In total, ICE said, officers arrested 244 “individuals who pose a threat to public safety” in the four-day effort in Orange, Los Angeles, San Bernardino, Riverside, Santa Barbara and San Luis Obispo counties.

The operation targeted people with convictions for serious felonies such as child sex crimes and weapons and drug violations, as well as those with multiple misdemeanor convictions. The enforcement action began Aug. 23 and ended Thursday, ICE officials wrote in a statement.

The majority — 191 — of the people taken into custody are originally from Mexico.
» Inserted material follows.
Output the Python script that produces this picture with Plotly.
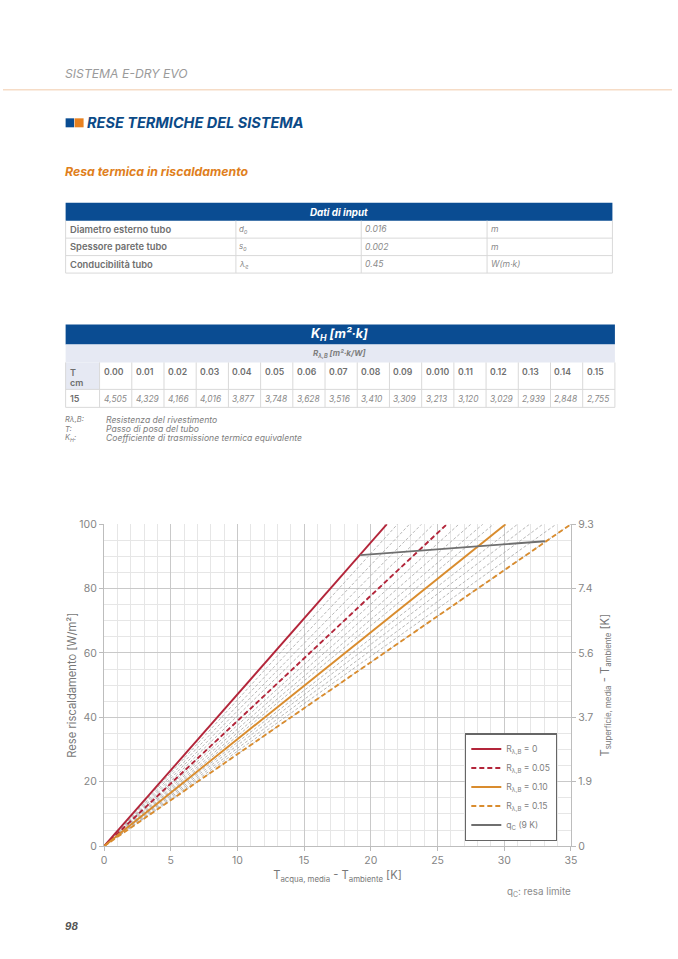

Overall, individuals from 21 countries, including Peru, Thailand, France and Ghana, were arrested.

Los Angeles County accounted for the largest number of arrests with 99, followed by Orange County with 55, San Bernardino County with 43, Riverside County with 24, Santa Barbara County with 20 and San Luis Obispo County with three, ICE officials said.

The foreign nationals detained who are not being criminally prosecuted will be processed administratively for deportation, ICE said

Those who have outstanding orders of removal or who returned to the United States illegally after being deported will be removed from the country immediately.

“This operation exemplifies ICE’s ongoing commitment to prioritizing convicted criminals and public safety threats for apprehension and removal,” said David Jennings, field office director for Enforcement and Removal Operations Los Angeles. “By taking these individuals off our streets and removing them from the country, we are making our communities safer for everyone.”